Suppose there are x number of objects to be ranked. Then there are x[(x-1)/2] possible comparisons of these objects. Only subsets of x can be evaluated for comparisons and there is always one most and one least preferred object as defined by a user. These subsets have a constant number of y objects in them.
For example, suppose there are 7 numbered objects (1, 2, 3, 4, 5, 6, 7) for which a user has a ranking of (1>2>3>4>5>6>7). 4 objects are allowed to be shown at a time to the user to attempt to reveal their ranking of the objects. Note that there are 21 possible pairwise comparisons.

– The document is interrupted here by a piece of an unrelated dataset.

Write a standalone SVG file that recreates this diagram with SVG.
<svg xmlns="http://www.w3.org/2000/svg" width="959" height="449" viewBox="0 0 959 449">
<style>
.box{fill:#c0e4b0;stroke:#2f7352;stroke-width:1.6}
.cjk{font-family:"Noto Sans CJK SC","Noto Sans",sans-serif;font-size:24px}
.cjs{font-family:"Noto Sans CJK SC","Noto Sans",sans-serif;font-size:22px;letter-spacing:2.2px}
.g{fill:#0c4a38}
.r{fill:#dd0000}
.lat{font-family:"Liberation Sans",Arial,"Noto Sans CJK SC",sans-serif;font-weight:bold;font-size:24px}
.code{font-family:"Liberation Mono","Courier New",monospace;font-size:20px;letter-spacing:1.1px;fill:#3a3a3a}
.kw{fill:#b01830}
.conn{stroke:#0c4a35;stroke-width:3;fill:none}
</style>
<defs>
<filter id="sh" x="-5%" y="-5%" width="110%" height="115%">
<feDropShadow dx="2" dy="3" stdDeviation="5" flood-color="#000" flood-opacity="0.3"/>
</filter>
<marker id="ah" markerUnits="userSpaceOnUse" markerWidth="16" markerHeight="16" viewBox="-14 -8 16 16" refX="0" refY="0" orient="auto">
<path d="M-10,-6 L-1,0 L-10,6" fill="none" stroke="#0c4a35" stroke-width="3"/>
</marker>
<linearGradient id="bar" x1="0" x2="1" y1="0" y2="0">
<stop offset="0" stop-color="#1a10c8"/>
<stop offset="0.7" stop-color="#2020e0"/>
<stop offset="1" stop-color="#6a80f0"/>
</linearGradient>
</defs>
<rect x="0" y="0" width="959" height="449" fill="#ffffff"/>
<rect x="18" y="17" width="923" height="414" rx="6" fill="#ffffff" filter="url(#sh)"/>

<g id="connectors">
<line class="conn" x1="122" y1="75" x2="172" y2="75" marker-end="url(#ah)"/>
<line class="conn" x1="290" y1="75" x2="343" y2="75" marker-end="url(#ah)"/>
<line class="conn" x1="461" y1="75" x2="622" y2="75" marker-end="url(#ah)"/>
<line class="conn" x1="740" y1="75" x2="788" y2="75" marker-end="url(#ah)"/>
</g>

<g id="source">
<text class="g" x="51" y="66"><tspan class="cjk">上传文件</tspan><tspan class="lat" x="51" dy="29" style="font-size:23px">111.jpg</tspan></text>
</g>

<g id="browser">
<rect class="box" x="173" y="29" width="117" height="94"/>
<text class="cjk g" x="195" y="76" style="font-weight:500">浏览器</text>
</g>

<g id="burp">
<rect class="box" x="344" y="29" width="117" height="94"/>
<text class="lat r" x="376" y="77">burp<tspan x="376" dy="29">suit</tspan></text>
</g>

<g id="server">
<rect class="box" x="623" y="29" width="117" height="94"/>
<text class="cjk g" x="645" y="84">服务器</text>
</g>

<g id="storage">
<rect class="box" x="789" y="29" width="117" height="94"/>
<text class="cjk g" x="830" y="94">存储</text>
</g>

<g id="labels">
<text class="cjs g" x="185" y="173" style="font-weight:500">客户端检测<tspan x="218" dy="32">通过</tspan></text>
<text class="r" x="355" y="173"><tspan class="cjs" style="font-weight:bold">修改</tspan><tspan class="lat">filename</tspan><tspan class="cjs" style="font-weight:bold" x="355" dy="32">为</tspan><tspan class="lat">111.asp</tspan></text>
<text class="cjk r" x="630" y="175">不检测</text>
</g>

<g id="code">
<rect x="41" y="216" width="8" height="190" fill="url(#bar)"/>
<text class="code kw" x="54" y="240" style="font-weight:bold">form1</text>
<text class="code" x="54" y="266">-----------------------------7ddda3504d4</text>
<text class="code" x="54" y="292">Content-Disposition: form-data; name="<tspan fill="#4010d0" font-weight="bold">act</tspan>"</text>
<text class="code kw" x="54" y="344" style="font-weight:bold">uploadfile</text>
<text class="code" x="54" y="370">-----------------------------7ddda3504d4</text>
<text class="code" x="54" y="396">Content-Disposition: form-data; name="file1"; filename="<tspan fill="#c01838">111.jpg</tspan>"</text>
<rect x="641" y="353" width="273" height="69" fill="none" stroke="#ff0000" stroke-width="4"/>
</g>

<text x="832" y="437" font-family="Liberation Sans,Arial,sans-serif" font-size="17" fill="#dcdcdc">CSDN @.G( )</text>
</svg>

If 1, 2, 3, 4 are randomly shown to a user, and the user chooses 1 as most preferred and 4 as least preferred. 5 pairwise comparisons are generated: 1>2, 1>3, 1>4, 2>4, and 3>4 (the comparison between 2 and 3 is unresolved). What would be the next best 4 object set to show the user to maximize the number of comparisons by taking advantage of transitivity? Then, the next best 4 objects to show based on the users most and least preferred choices in the second iteration an so on. The aim is to minimize the number of sets to be shown that will reveal the maximum x[(x-1)/2] possible comparisons.
I envision a matrix could keep track of the comparisons by placing a 1 in the off diagonals of the matrix if a object was more desired. For example, if the hypothetical ranking for the user was revealed the matrix would look as follows:
M 1 2 3 4 5 6 7
1 X
2 1 X
3 1 1 X
4 1 1 1 X
5 1 1 1 1 X
6 1 1 1 1 1 X
7 1 1 1 1 1 1 X
T 6 5 4 3 2 1 0
Notice that the row with a T as the first element (indicating total) sums the elements in each column and reveals the users ranking of the objects (although now with the scale reversed i.e. 1 is the best with a score of 6 and so on).
Could the information in this matrix be used to choose the next best 4 object set to show?
It seems that solving the for the elements in the diagonals just off the main diagonal in the matrix would maximize the number of object comparisons produced from transitivity.